W listopadzie 2016 roku postępowanie zakończyło się warunkowym umorzeniem i obowiązkiem pokrycia przez oskarżonego kosztów sądowych w wysokości ponad 10 tysięcy złotych. Marek W. z tą decyzją się nie zgodził i zażądał uniewinnienia, dlatego sprawa trafiła do sądu wyższej instancji.
Podczas dzisiejszej rozprawy strony wygłosiły mowy końcowe. Marek W. wniósł o uniewinnienie. Powiedział, że nie czuł się upoważniony do tego, aby złożyć wniosek o upadłość.
– Nie było ku temu żadnych przesłanek. Miałem środki finansowe od wspólników, a także gwarancję że dworzec zostanie sprzedany za godziwą cenę – powiedział.
Oskarżony w trakcie procesu tłumaczył, że od 1 czerwca 2014 spółka prowadziła rozmowy z miastem dotyczące sprzedaży dworca. Jego zdaniem musiało dojść do transakcji, ponieważ po tym jak uchwalono miejski plan zagospodarowania terenu zmieniło się przeznaczenie nieruchomości.
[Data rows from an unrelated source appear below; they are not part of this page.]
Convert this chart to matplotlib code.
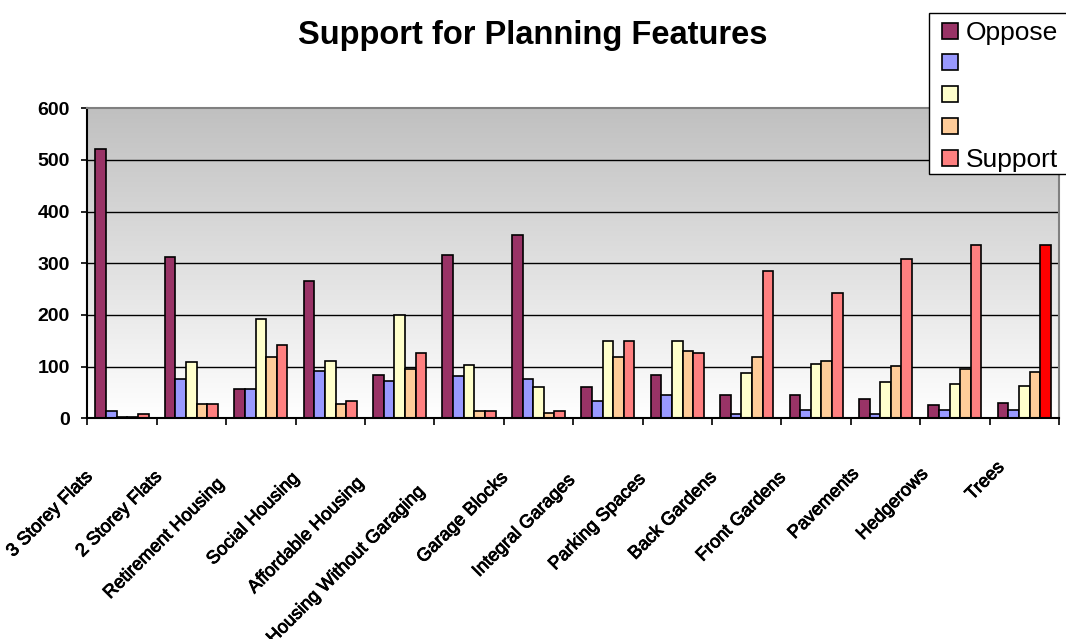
import numpy as np
import matplotlib
matplotlib.use('Agg')
import matplotlib.pyplot as plt
import matplotlib.patheffects as pe
from matplotlib.lines import Line2D
from matplotlib.patches import Rectangle
from matplotlib.transforms import ScaledTranslation

plt.rcParams['font.family'] = ['Liberation Sans', 'DejaVu Sans']

# Data
categories = ['3 Storey Flats', '2 Storey Flats', 'Retirement Housing', 'Social Housing',
              'Affordable Housing', 'Housing Without Garaging', 'Garage Blocks',
              'Integral Garages', 'Parking Spaces', 'Back Gardens', 'Front Gardens',
              'Pavements', 'Hedgerows', 'Trees']
series_names = ['Oppose', '', '', '', 'Support']
oppose = [522, 313, 57, 266, 84, 317, 355, 61, 84, 45, 45, 37, 25, 29]
level2 = [14, 77, 57, 92, 73, 81, 77, 34, 46, 9, 17, 9, 17, 17]
level3 = [3, 108, 193, 111, 200, 104, 61, 150, 150, 87, 106, 71, 67, 63]
level4 = [3, 27, 119, 27, 96, 14, 11, 119, 131, 118, 111, 102, 95, 90]
support = [8, 27, 142, 34, 127, 14, 15, 150, 127, 285, 243, 308, 335, 335]
yticks = [0, 100, 200, 300, 400, 500, 600]

colors = ['#993366', '#9999FF', '#FFFFCC', '#FFCC99', '#FF8080']
highlight = '#FF0000'

fig = plt.figure(figsize=(10.66, 6.39), dpi=100)
ax = fig.add_axes([87.3 / 1066, 1 - 418.3 / 639, (1059 - 87.3) / 1066, (418.3 - 108.3) / 639])

# gradient plot-area background (grey at top to white at bottom)
grad = np.linspace(192, 255, 256).reshape(-1, 1) / 255.0
ax.imshow(np.dstack([grad, grad, grad]), extent=[0, len(categories), 0, 600],
          aspect='auto', zorder=0, origin='upper')

x = np.arange(len(categories)) + 0.5
width = 0.153
all_series = [oppose, level2, level3, level4, support]
bars = []
for k, vals in enumerate(all_series):
    b = ax.bar(x + (k - 2) * width, vals, width, color=colors[k],
               edgecolor='black', linewidth=1.2, zorder=2)
    bars.append(b)
bars[4][-1].set_facecolor(highlight)

ax.set_xlim(0, len(categories))
ax.set_ylim(0, 600)
ax.set_yticks(yticks)
ax.set_yticklabels([str(v) for v in yticks], fontsize=14, fontweight='bold')
ax.set_xticks(np.arange(len(categories) + 1))
ax.set_xticklabels([])
ax.tick_params(axis='y', direction='out', length=4, width=1.2, pad=8.5)
ax.tick_params(axis='x', direction='out', length=5, width=1.2)

ax.set_axisbelow(True)
ax.yaxis.grid(True, color='black', linewidth=1.0)
gl = ax.get_ygridlines()
gl[0].set_visible(False)
gl[-1].set_visible(False)

for side in ['left', 'bottom']:
    ax.spines[side].set_color('black')
    ax.spines[side].set_linewidth(1.5)
for side in ['top', 'right']:
    ax.spines[side].set_color('#808080')
    ax.spines[side].set_linewidth(1.5)

fig.text(533 / 1066, 1 - 44 / 639, 'Support for Planning Features', ha='center',
         va='baseline', fontsize=23.5, fontweight='bold')

# rotated category labels
labels = []
for xi, name in zip(x, categories):
    t = ax.text(xi, 0, name, rotation=45, ha='right', va='top', fontsize=13.2,
                transform=ax.get_xaxis_transform(),
                path_effects=[pe.withStroke(linewidth=0.6, foreground='black')])
    labels.append(t)

fig.canvas.draw()
renderer = fig.canvas.get_renderer()
for t in labels:
    w = t.get_window_extent(renderer).width - 12
    dx = -(10 + 0.2 * w) / 100.0
    dy = -(34 + 0.2 * w) / 100.0
    t.set_transform(ax.get_xaxis_transform() + ScaledTranslation(dx, dy, fig.dpi_scale_trans))

# legend box runs past the right edge of the picture, as in the original
box = Rectangle((929 / 1066, 1 - 174 / 639), 160 / 1066, (174 - 12.7) / 639,
                transform=fig.transFigure, facecolor='white', edgecolor='black',
                linewidth=1.0, zorder=4)
fig.patches.append(box)

handles = [Line2D([], [], linestyle='none', marker='s', markersize=12,
                  markerfacecolor=c, markeredgecolor='black', markeredgewidth=1.2)
           for c in colors]
leg = fig.legend(handles, series_names, loc='upper left',
                 bbox_to_anchor=(929 / 1066, 1 - 15.5 / 639), fontsize=19,
                 frameon=False, borderpad=0.2, labelspacing=0.3,
                 handlelength=1.2, handletextpad=0.0, borderaxespad=0)
leg.set_zorder(5)

fig.savefig('out.png', dpi=100)
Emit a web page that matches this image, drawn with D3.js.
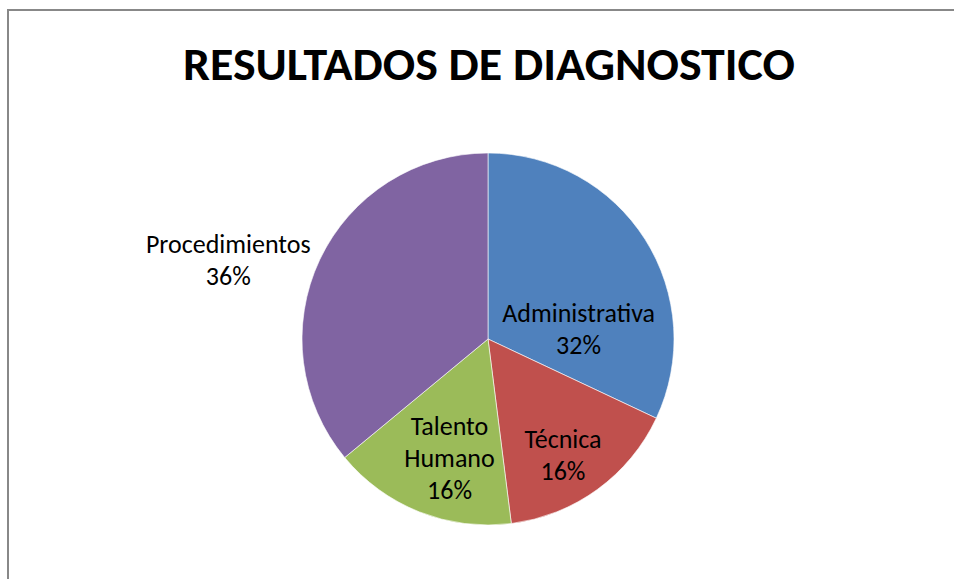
<!DOCTYPE html>
<html>
<head>
<meta charset="utf-8">
<script src="https://cdn.jsdelivr.net/npm/d3@7"></script>
<style>
  html, body { margin: 0; padding: 0; background: #fff; }
  svg { display: block; }
  text { font-family: Calibri, Carlito, "Open Sans", sans-serif; fill: #000; }
</style>
</head>
<body>
<svg id="chart" width="954" height="579"></svg>
<script>
const categories = ["Administrativa", "Técnica", "Talento Humano", "Procedimientos"];
const values = [32, 16, 16, 36];
const colours = ["#4F81BD", "#C0504D", "#9BBB59", "#8064A2"];
const title = "RESULTADOS DE DIAGNOSTICO";

const width = 954, height = 579;
const cx = 488, cy = 339, radius = 186;

// where Excel "best fit" put each label: angle (deg from top, clockwise), distance as share of radius
const labelAt = [[83.7, 0.49], [147, 0.74], [198, 0.67], [287, 1.46]];
const lineGap = 32;

const svg = d3.select("#chart");

// chart area border (only top and left edges fall in the picture)
svg.append("path")
    .attr("d", `M8,${height} V10 H${width}`)
    .attr("fill", "none")
    .attr("stroke", "#888")
    .attr("stroke-width", 2);

svg.append("text")
    .attr("x", 489)
    .attr("y", 80)
    .attr("text-anchor", "middle")
    .attr("font-size", 47)
    .attr("font-weight", "bold")
    .attr("textLength", 612)
    .attr("lengthAdjust", "spacingAndGlyphs")
    .text(title);

const pie = d3.pie().sort(null).value(d => d.value);
const arc = d3.arc().innerRadius(0).outerRadius(radius);

const slices = pie(categories.map((c, i) => ({ name: c, value: values[i], colour: colours[i] })));
const total = d3.sum(values);

const g = svg.append("g").attr("transform", `translate(${cx}, ${cy})`);

g.selectAll(".slice")
    .data(slices)
    .join("path")
    .attr("class", "slice")
    .attr("d", arc)
    .attr("fill", d => d.data.colour)
    .attr("stroke", "#fff")
    .attr("stroke-width", 0.6);

const labels = g.selectAll(".label")
    .data(slices)
    .join("text")
    .attr("class", "label")
    .attr("text-anchor", "middle")
    .attr("font-size", 26)
    .attr("transform", (d, i) => {
        const a = labelAt[i][0] * Math.PI / 180;
        const r = labelAt[i][1] * radius;
        return `translate(${r * Math.sin(a)}, ${-r * Math.cos(a)})`;
    });

labels.each(function(d) {
    const lines = d.data.name.split(" ");
    lines.push(Math.round(d.data.value / total * 100) + "%");
    const t = d3.select(this);
    const offset = -(lines.length - 1) * lineGap / 2;
    lines.forEach((line, j) => {
        t.append("tspan")
            .attr("x", 0)
            .attr("y", offset + j * lineGap)
            .attr("dy", "0.35em")
            .text(line);
    });
});
</script>
</body>
</html>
Pieniądze ze sprzedaży wystarczyły na uregulowanie wszystkich zobowiązań, dlatego nie było przesłanek do ogłoszenia upadłości firmy.
Jeden z obrońców oskarżonego, Tomasz Żelechowski, zauważył, że w procesie doszło do nietypowej sytuacji, w której po stronie oskarżycieli stoi jedynie prokurator, a nie osoby którym spółka jest winna pieniądze, ponieważ te zostały spłacone.
– Ponadto w okresie objętym zarzutem majątek firmy przewyższał w sposób znaczący wartość zobowiązań – dodał obrońca.
Z apelacją nie zgadza się prokurator Krystian Sikora, który wnosi o utrzymanie wyroku sądu I instancji w mocy.
– Wbrew twierdzeniom oskarżonego w pełni zostało wykazane, że w okresie objętym aktem oskarżenia spółka nie miała obiektywnych możliwości wywiązania się z wymaganych zobowiązań. Marek W. znał jej sytuację majątkową, ponieważ podpisywał zobowiązania finansowe oraz kontaktował się z księgową – stwierdził Krystian Sikora.
Wyrok w tej sprawie zapadnie 3 listopada.